== Task goal ==
Go through the material below and copy all lines with "this".

== Provided records ==
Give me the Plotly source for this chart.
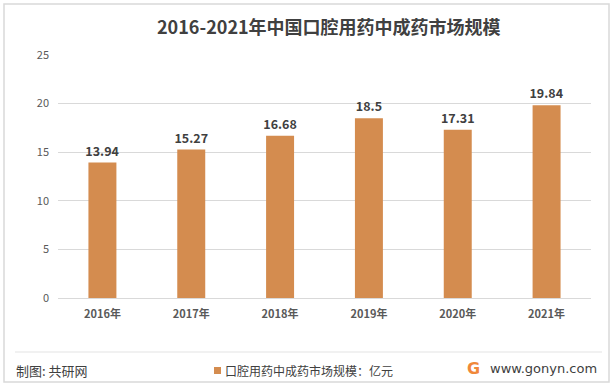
import plotly.graph_objects as go

categories = ["2016年", "2017年", "2018年", "2019年", "2020年", "2021年"]
values = [13.94, 15.27, 16.68, 18.5, 17.31, 19.84]
value_labels = ["13.94", "15.27", "16.68", "18.5", "17.31", "19.84"]
series_name = "口腔用药中成药市场规模：亿元"
y_ticks = [0, 5, 10, 15, 20, 25]

W, H = 614, 388
L, R, T, B = 58, 591, 55, 298
FONT = "Noto Sans CJK SC, Noto Sans, sans-serif"
BAR_COLOR = "#D48C4F"

def px(x):
    return (x - L) / (R - L)

def py(y):
    return (B - y) / (B - T)

fig = go.Figure()
fig.add_trace(go.Bar(
    x=categories, y=values, name=series_name,
    marker=dict(color=BAR_COLOR, line=dict(width=0)),
    text=value_labels, textposition="outside", cliponaxis=False, constraintext="none",
    textfont=dict(family=FONT, size=12.5, color="#404040", weight="bold"),
    width=0.315, showlegend=False,
))

fig.update_layout(
    width=W, height=H,
    margin=dict(l=L, r=W - R, t=T, b=H - B, autoexpand=False),
    paper_bgcolor="white", plot_bgcolor="white",
    font=dict(family=FONT, color="#595959", size=11),
    showlegend=False,
    xaxis=dict(showgrid=False, showline=False, ticks="", tickfont=dict(size=11, color="#595959", weight="bold"),
               ticklabelstandoff=8),
    yaxis=dict(range=[0, 25], tickvals=y_ticks, showgrid=True, gridcolor="#D9D9D9", gridwidth=1,
               zeroline=True, zerolinecolor="#D9D9D9", zerolinewidth=1, showline=False, ticks="",
               tickfont=dict(size=11, color="#595959"), ticklabelstandoff=8),
    bargap=0.685,
)

# title
fig.add_annotation(text="<b>2016-2021年中国口腔用药中成药市场规模</b>", xref="paper", yref="paper",
                   x=px(329), y=py(26), xanchor="center", yanchor="middle", showarrow=False,
                   font=dict(family=FONT, size=18, color="#404040"))

# outer border
fig.add_shape(type="rect", xref="paper", yref="paper",
              x0=px(4), x1=px(609), y0=py(382), y1=py(4),
              line=dict(color="#D9D9D9", width=1.5), fillcolor="rgba(0,0,0,0)", layer="below")
# separator line above footer
fig.add_shape(type="line", xref="paper", yref="paper",
              x0=px(15), x1=px(602), y0=py(352), y1=py(352),
              line=dict(color="#E3E3E3", width=1))

# legend (square + label)
fig.add_shape(type="rect", xref="paper", yref="paper",
              x0=px(214), x1=px(221), y0=py(374), y1=py(367),
              line=dict(width=0), fillcolor=BAR_COLOR)
fig.add_annotation(text=series_name, xref="paper", yref="paper", x=px(223), y=py(370),
                   xanchor="left", yanchor="middle", showarrow=False,
                   font=dict(family=FONT, size=12, color="#404040"))

fig.add_annotation(text="制图: 共研网", xref="paper", yref="paper", x=px(14), y=py(370),
                   xanchor="left", yanchor="middle", showarrow=False,
                   font=dict(family=FONT, size=13, color="#404040"))
fig.add_annotation(text="<b>G</b>", xref="paper", yref="paper", x=px(473), y=py(368),
                   xanchor="center", yanchor="middle", showarrow=False,
                   font=dict(family="DejaVu Sans, sans-serif", size=16, color="#F0883A"))
fig.add_annotation(text="www.gonyn.com", xref="paper", yref="paper", x=px(599), y=py(368),
                   xanchor="right", yanchor="middle", showarrow=False,
                   font=dict(family="DejaVu Sans, sans-serif", size=13, color="#404040"))

fig.write_html("out.html", config={"displayModeBar": False},
               post_script="document.body.style.margin='0';document.body.style.padding='0';")
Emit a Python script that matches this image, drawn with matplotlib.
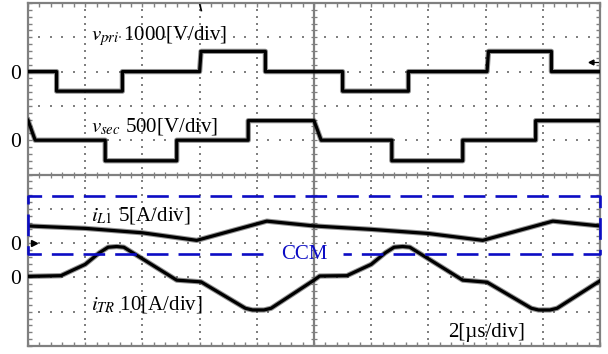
#!/usr/bin/env python3

# scope screenshot: DAB waveforms, vpri / vsec / iL1 / iTR

import matplotlib
matplotlib.use('Agg')
import matplotlib.pyplot as plt
import matplotlib.patheffects as pe
from matplotlib.ticker import MultipleLocator
import numpy as np

plt.rcParams['font.family'] = ['Liberation Serif', 'DejaVu Serif']
plt.rcParams['mathtext.fontset'] = 'stix'

# scope settings (scale per div, zero marker position in div)
t_div = 2.0                      # us/div
vpri_scale, vpri_zero = 1000, 3
vsec_scale, vsec_zero = 500, 1
il1_scale, il1_zero = 5, -2
itr_scale, itr_zero = 10, -3

# traces (t in us)
vpri_t = [0, 1.0, 1.0, 3.3, 3.3, 6.0, 6.05, 8.3, 8.3, 11.0, 11.0, 13.3, 13.3, 16.05, 16.1, 18.3, 18.3, 20]
vpri_v = [0, 0, -570, -570, 0, 0, 590, 590, 0, 0, -570, -570, 0, 0, 590, 590, 0, 0]

vsec_t = [0, 0.25, 2.7, 2.7, 5.2, 5.2, 7.7, 7.7, 10.0, 10.25, 12.72, 12.72, 15.2, 15.2, 17.75, 17.75, 20]
vsec_v = [290, 0, 0, -300, -300, 0, 0, 285, 285, 0, 0, -300, -300, 0, 0, 285, 285]

il1_t = [0, 2, 4, 5.9, 8.35, 10, 12, 14, 15.9, 18.35, 20]
il1_a = [2.5, 2.15, 1.5, 0.4, 3.2, 2.5, 2.0, 1.4, 0.4, 3.2, 2.5]

itr_t = [0, 1.15, 2.0, 2.5, 2.8, 3.1, 3.35, 5.2, 6.05, 7.6, 7.85, 8.25, 8.5, 10.0, 10.2,
         11.15, 12.0, 12.5, 12.8, 13.1, 13.35, 15.2, 16.05, 17.6, 17.85, 18.25, 18.5, 20]
itr_a = [0.3, 0.5, 3.8, 7.2, 8.8, 9.0, 8.8, -0.8, -1.3, -9.0, -9.5, -9.5, -9.0, -0.8, 0.4,
         0.5, 3.8, 7.2, 8.8, 9.0, 8.8, -0.8, -1.4, -9.0, -9.5, -9.5, -9.0, -1.0]

grey = '#808080'
blue = '#0c0cc4'

fig = plt.figure(figsize=(6.08, 3.54), dpi=100)
ax = fig.add_axes([28/608, 8/354, 572/608, 343/354])
ax.set_xlim(0, 10)
ax.set_ylim(-5, 5)

for s in ax.spines.values():
	s.set_color(grey)
	s.set_linewidth(1.6)

ax.set_xticks([])
ax.set_yticks([vpri_zero, vsec_zero, il1_zero, itr_zero], labels=['0']*4)
ax.xaxis.set_minor_locator(MultipleLocator(0.2))
ax.yaxis.set_minor_locator(MultipleLocator(0.2))
ax.yaxis.remove_overlapping_locs = False
ax.tick_params(which='both', direction='in', top=True, right=True, color=grey)
ax.tick_params(which='minor', length=3, width=1)
ax.tick_params(which='major', length=0, pad=5, labelsize=15.5)

# graticule
gx = np.arange(0.2, 10, 0.2)
gy = np.arange(-4.8, 5, 0.2)
for y in [-4, -3, -2, -1, 1, 2, 3, 4]:
	ax.scatter(gx, np.full(gx.size, y), s=2.2, marker='s', color=grey, lw=0, zorder=1)
for x in [1, 2, 3, 4, 6, 7, 8, 9]:
	ax.scatter(np.full(gy.size, x), gy, s=2.2, marker='s', color=grey, lw=0, zorder=1)
ax.axhline(0, color=grey, lw=1.6, zorder=1)
ax.axvline(5, color=grey, lw=1.6, zorder=1)
ax.scatter(gx, np.zeros(gx.size), marker='|', s=18, lw=0.9, color=grey, zorder=1)
ax.scatter(np.full(gy.size, 5), gy, marker='_', s=18, lw=0.9, color=grey, zorder=1)

# traces
fuzz = [pe.Stroke(linewidth=3.8, foreground='#3a3a3a', alpha=0.55), pe.Normal()]
def trace(t, v, scale, zero):
	ax.plot(np.array(t)/t_div, zero + np.array(v)/scale, color='k', lw=2.3,
		path_effects=fuzz, zorder=3)

trace(vpri_t, vpri_v, vpri_scale, vpri_zero)
trace(vsec_t, vsec_v, vsec_scale, vsec_zero)
trace(il1_t, il1_a, il1_scale, il1_zero)
trace(itr_t, itr_a, itr_scale, itr_zero)

# CCM region box
box_x = [4.11, 0, 0, 10, 10, 5.51]
box_y = [-2.33, -2.33, -0.62, -0.62, -2.33, -2.33]
ax.plot(box_x, box_y, color=blue, lw=1.9, dashes=(8.2, 3.8), clip_on=False, zorder=4)
ax.text(4.83, -2.33, 'CCM', color=blue, fontsize=15, ha='center', va='center')

# labels
fs = 15
ax.text(1.11, 3.92, r'$v_{pri}$ 1000[V/div]', fontsize=fs, va='baseline')
ax.text(1.10, 1.25, r'$v_{sec}$ 500[V/div]', fontsize=fs, va='baseline')
ax.text(1.11, -1.33, r'$i_{L1}$ 5[A/div]', fontsize=fs, va='baseline')
ax.text(1.11, -3.95, r'$i_{TR}$ 10[A/div]', fontsize=fs, va='baseline')
ax.text(7.35, -4.73, '2[\u00b5s/div]', fontsize=fs, va='baseline')

# scope markers
ax.plot(0.1, il1_zero, marker='>', color='k', ms=4, zorder=5, clip_on=False)
ax.plot([9.84, 9.97], [3.28, 3.28], color='k', lw=0.9)
ax.plot(9.84, 3.28, marker='<', color='k', ms=3.5)
ax.plot([3.0, 3.03], [4.98, 4.78], color='k', lw=1.2, clip_on=False)

fig.savefig('out.png', dpi=100)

== Task result ==
Give me the Plotly source for this chart.
Emit a Python script that matches this image, drawn with matplotlib.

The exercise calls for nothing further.